The blue line shows all players. The red line shows the aging curve for full time catchers, while the yellow line includes part time catchers. The whole post is worth reading for more details. The other interesting fact gleamed from the research is the fact that catchers have a later peak than the general population of major league players. In all likelihood, this is because of the fact that a catcher works on his defense more than a typical player in the minors. If a catcher can’t play adequate defense, he’s not going to be put in charge of a major league staff and he won’t get to the majors. The idea is that once a player has been able to get his defense to a certain level, he can then begin to focus on improving the offensive side of his game. We certainly could still see this with Wieters. We all know the time that he puts into studying opposing hitters and into the defensive side of the game. Maybe the time has come for him to spend more of his energy improving with the bat in his hands.
The news has just come today that Matt has signed a 1 year, $5.5 million contract to avoid arbitration this offseason. That’s quite a raise for a first time arbitration eligible catcher. Still, that gives us a baseline to start with when valuing an extension for him. There is no rule against signing an extension even though the player has a one year contract in place. So what would a contract extension for him look like? For an extension to make sense for the Orioles, I believe that they would want to buy out at least 3 of his free agent seasons. That would take him through his age 32 season. Going any longer than that would put too much risk on the team in case of an injury or serious decline. We’ve seen how the 8 year Joe Mauer extension is working out.
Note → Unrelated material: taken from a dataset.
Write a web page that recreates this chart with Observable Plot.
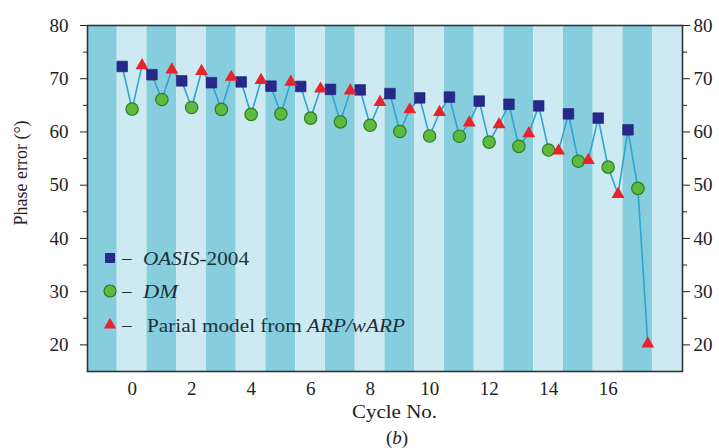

Here’s a chart I put together showing the value of Wieters’ next 6 seasons and also showing what a potential contract could look like.
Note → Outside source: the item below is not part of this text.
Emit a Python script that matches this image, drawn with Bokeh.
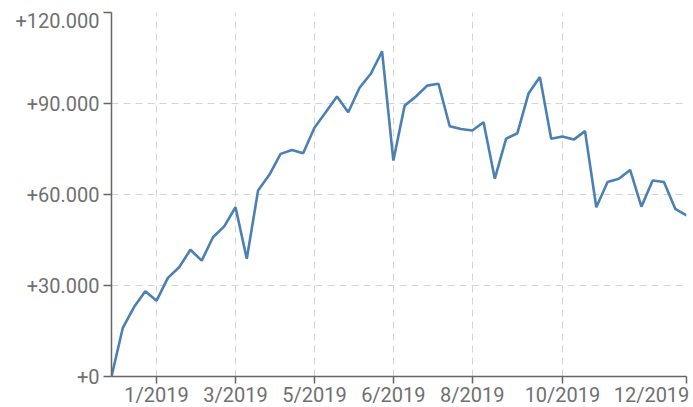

The value column shows what Wieters production would have typically been worth using $5 million per WAR, 5% inflation, and discounting his arbitration seasons at 40%/60%/80% of their value. I assumed that Wieters will be a 4 WAR player for the 2013 and 2014 season before beginning to decline. He probably won’t decline in a nice neat straight line like that, but the overall population of players will (as shown above). However, after he signed a 1 year contract today for $5.5 million, we can see that he will be providing surplus value over his contract from the beginning. I’d argue that the Orioles should be looking to buy out at least 3 of his free agent seasons. Assuming he declines at a rate of about a half win per year, these would be his last few seasons where he was at least an average player. There is also the possibility that 6 years from now Wieters will have to be moved off of catcher, which would decrease his value substantially.
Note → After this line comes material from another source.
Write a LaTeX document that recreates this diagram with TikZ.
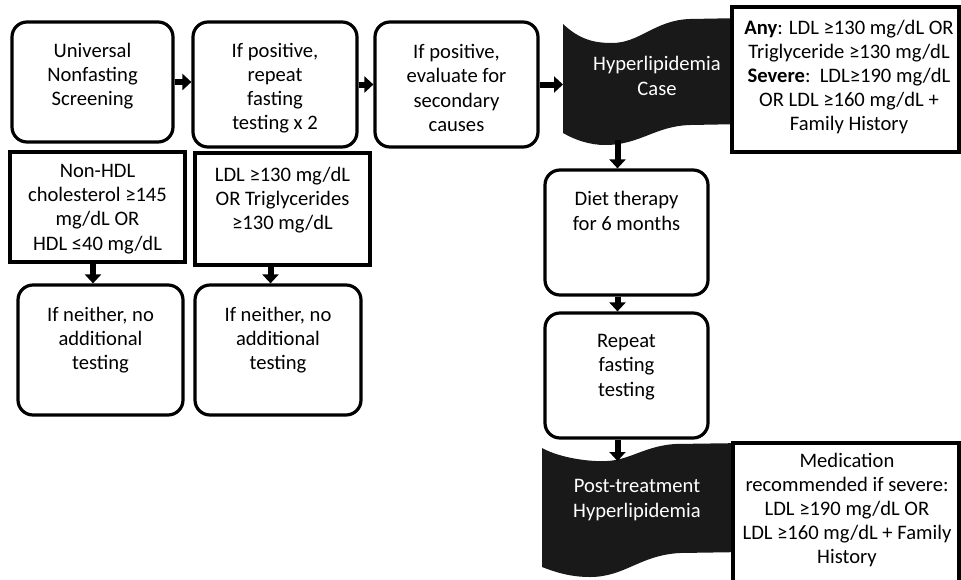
\documentclass[tikz,border=0pt]{standalone}
\usepackage{fontspec}
\setmainfont{Carlito}
\usetikzlibrary{arrows.meta}
\tikzset{
  rbox/.style={draw=black, line width=3.2pt, rounded corners=15pt, fill=white, inner sep=0pt},
  sbox/.style={draw=black, line width=3.2pt, fill=white, inner sep=0pt},
  txt/.style={align=center, font=\fontsize{20.6}{24.2}\selectfont, inner sep=0pt},
  wtxt/.style={txt, text=white},
  arr/.style={line width=6pt, -{Triangle[width=16pt,length=9pt]}},
  banner/.style={fill=black!90, draw=none}
}
\begin{document}
\begin{tikzpicture}[x=1pt,y=-1pt]
\clip (0,0) rectangle (961,579);
\fill[white] (0,0) rectangle (961,579);
% banners
\fill[banner] (563,24) .. controls (580,40) and (595,43) .. (612,43)
  .. controls (640,43) and (655,20) .. (690,19) -- (745,18) -- (745,124) -- (690,125)
  .. controls (655,126) and (640,145) .. (605,145)
  .. controls (590,145) and (575,140) .. (563,133) -- cycle;
\fill[banner] (542,448) .. controls (560,458) and (590,462) .. (607,461)
  .. controls (630,460) and (645,446) .. (675,444) -- (745,443) -- (745,552) -- (680,553)
  .. controls (640,555) and (625,577) .. (590,577)
  .. controls (570,577) and (555,572) .. (542,567) -- cycle;
\coordinate (caseL) at (563,84.5);
\coordinate (caseB) at (617.5,140);
\coordinate (postT) at (617.5,461);
% boxes
\node[rbox, minimum width=161pt, minimum height=120pt] (b1) at (92.5,82) {};
\node[rbox, minimum width=164pt, minimum height=125pt] (b2) at (275,84.5) {};
\node[rbox, minimum width=163pt, minimum height=125pt] (b3) at (456.5,84.5) {};
\node[sbox, minimum width=175pt, minimum height=110pt] (nh) at (97.5,207) {};
\node[sbox, minimum width=175pt, minimum height=112pt] (ldl) at (282.5,209) {};
\node[rbox, minimum width=165pt, minimum height=130pt] (n1) at (100.5,350) {};
\node[rbox, minimum width=166pt, minimum height=130pt] (n2) at (278,350) {};
\node[rbox, minimum width=163pt, minimum height=125pt] (diet) at (626.5,232.5) {};
\node[rbox, minimum width=163pt, minimum height=125pt] (rep) at (626.5,375.5) {};
\node[sbox, minimum width=227pt, minimum height=145pt] (any) at (845.5,79.5) {};
\node[sbox, minimum width=226pt, minimum height=180pt] (med) at (846,533) {};
% texts
\node[txt] (t1) at (92.5,76) {Universal\\Nonfasting\\Screening};
\node[txt] (t2) at (275,88) {If positive,\\repeat\\fasting\\testing x 2};
\node[txt] (t3) at (456.5,88) {If positive,\\evaluate for\\secondary\\causes};
\node[txt] (tnh) at (97.5,209) {Non-HDL\\cholesterol ≥145\\mg/dL OR\\HDL ≤40 mg/dL};
\node[txt] (tldl) at (282.5,200) {LDL ≥130 mg/dL\\OR Triglycerides\\≥130 mg/dL};
\node[txt] (tn1) at (100.5,340) {If neither, no\\additional\\testing};
\node[txt] (tn2) at (278,340) {If neither, no\\additional\\testing};
\node[txt] (tdiet) at (626.5,211) {Diet therapy\\for 6 months};
\node[txt] (trep) at (626.5,367) {Repeat\\fasting\\testing};
\node[wtxt] (tcase) at (657,76) {Hyperlipidemia\\Case};
\node[wtxt] (tpost) at (637,500) {Post-treatment\\Hyperlipidemia};
\node[txt] (tany) at (849,77) {\textbf{Any}: LDL ≥130 mg/dL OR\\Triglyceride ≥130 mg/dL\\\textbf{Severe}:\ \ LDL≥190 mg/dL\\OR LDL ≥160 mg/dL +\\Family History};
\node[txt] (tmed) at (847,510) {Medication\\recommended if severe:\\LDL ≥190 mg/dL OR\\LDL ≥160 mg/dL + Family\\History};
% arrows
\draw[arr] (b1.east) -- (b1.east -| b2.west);
\draw[arr] (b2.east) -- (b3.west);
\draw[arr] (b3.east) -- (caseL);
\draw[arr] ([xshift=-4.5pt]nh.south) -- ([xshift=-4.5pt]nh.south |- n1.north);
\draw[arr] ([xshift=-12pt]ldl.south) -- ([xshift=-12pt]ldl.south |- n2.north);
\draw[arr] (caseB) -- (caseB |- diet.north);
\draw[arr] ([xshift=-9pt]diet.south) -- ([xshift=-9pt]rep.north);
\draw[arr] ([xshift=-9pt]rep.south) -- (postT);
\end{tikzpicture}
\end{document}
In light of today’s extension, and all of the other evidence I’ve provided in this piece, I’d argue that the Orioles should make an extension offer to Wieters of 5 years and $76 million. $76 million is the $81.5 million in the chart above less the $5.5 million he received for 2013. That would give Wieters and his family lifetime security while also not handicapping the Orioles in their effort to put a competitive team around him. His agent Scott Boras has a well earned reputation for steering his clients toward free agency. But as Dan Connolly pointed out in his article, two high profile Boras clients in Jered Weaver and Carlos Gonzalez recently signed contract extensions prior to testing the market. Since Wieters sounds like he’s open to staying in Baltimore for the long term, I hope that the Orioles can sign him to an extension too.